Five ships of the French Navy have borne the name Surcouf, in honour of the 18th century Saint-Malo corsair Robert Surcouf: see French ship Surcouf for the list.

Contents

Early career

Surcouf was a French submarine ordered to be built in December 1927, launched 18 October 1929, and commissioned May 1934. At the beginning of World War II, Surcouf was the largest submarine in the world. Her short wartime career was marked with controversy and conspiracy theories.

Surcouf was designed as an "underwater cruiser," intended to seek and engage in surface combat.
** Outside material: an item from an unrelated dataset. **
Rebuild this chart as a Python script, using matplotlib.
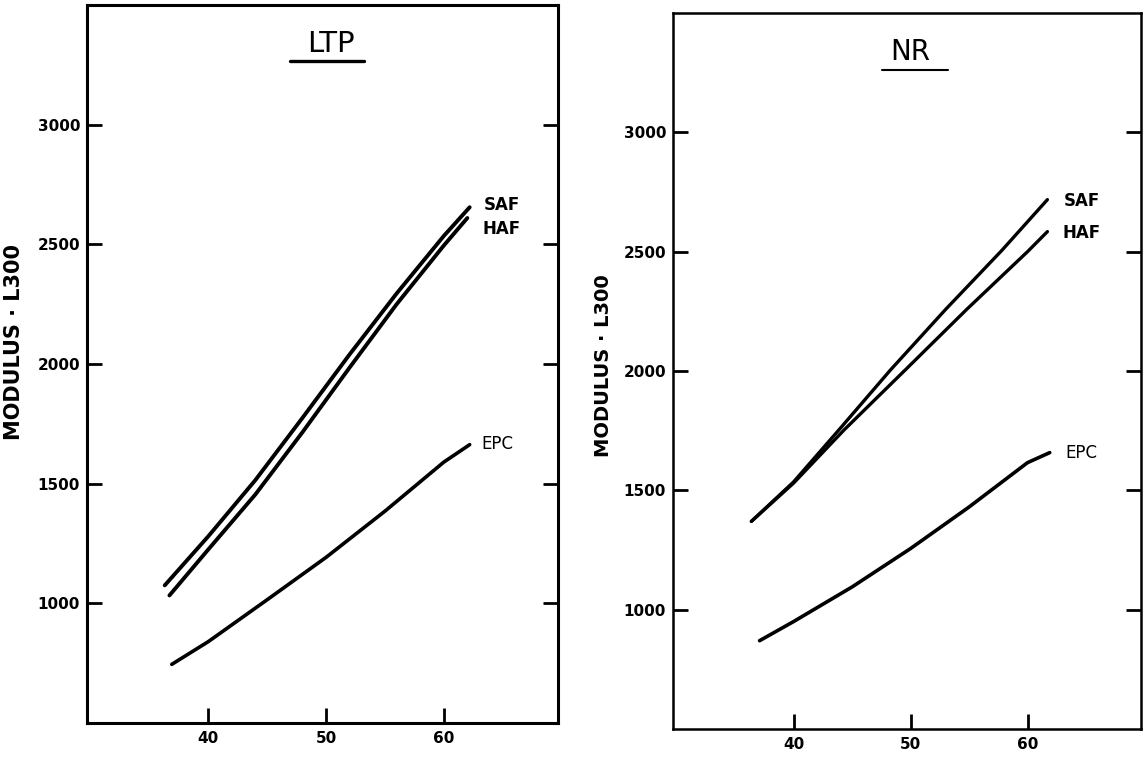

For the first part of that mission, she carried an observation float plane in a hangar built into the after part of the conning tower; for the second part, she was armed with not only ten torpedo tubes but also a twin eight-inch gun turret forward of the conning tower. The guns were fed from a magazine holding 600 rounds and controlled by a director with a 40-foot rangefinder, mounted high enough to view a seven-mile horizon. In theory, the observation plane could direct fire out to the guns' fifteen-mile maximum range. Anti-aircraft cannon and machine guns were mounted on the top of the hangar.

Surcouf also carried a 16-foot motorboat, and contained a cargo compartment with fittings to restrain 40 prisoners. The submarine's fuel tanks were very large; enough fuel for a 10,000-nautical-mile range and supplies for 90-day patrols could be carried.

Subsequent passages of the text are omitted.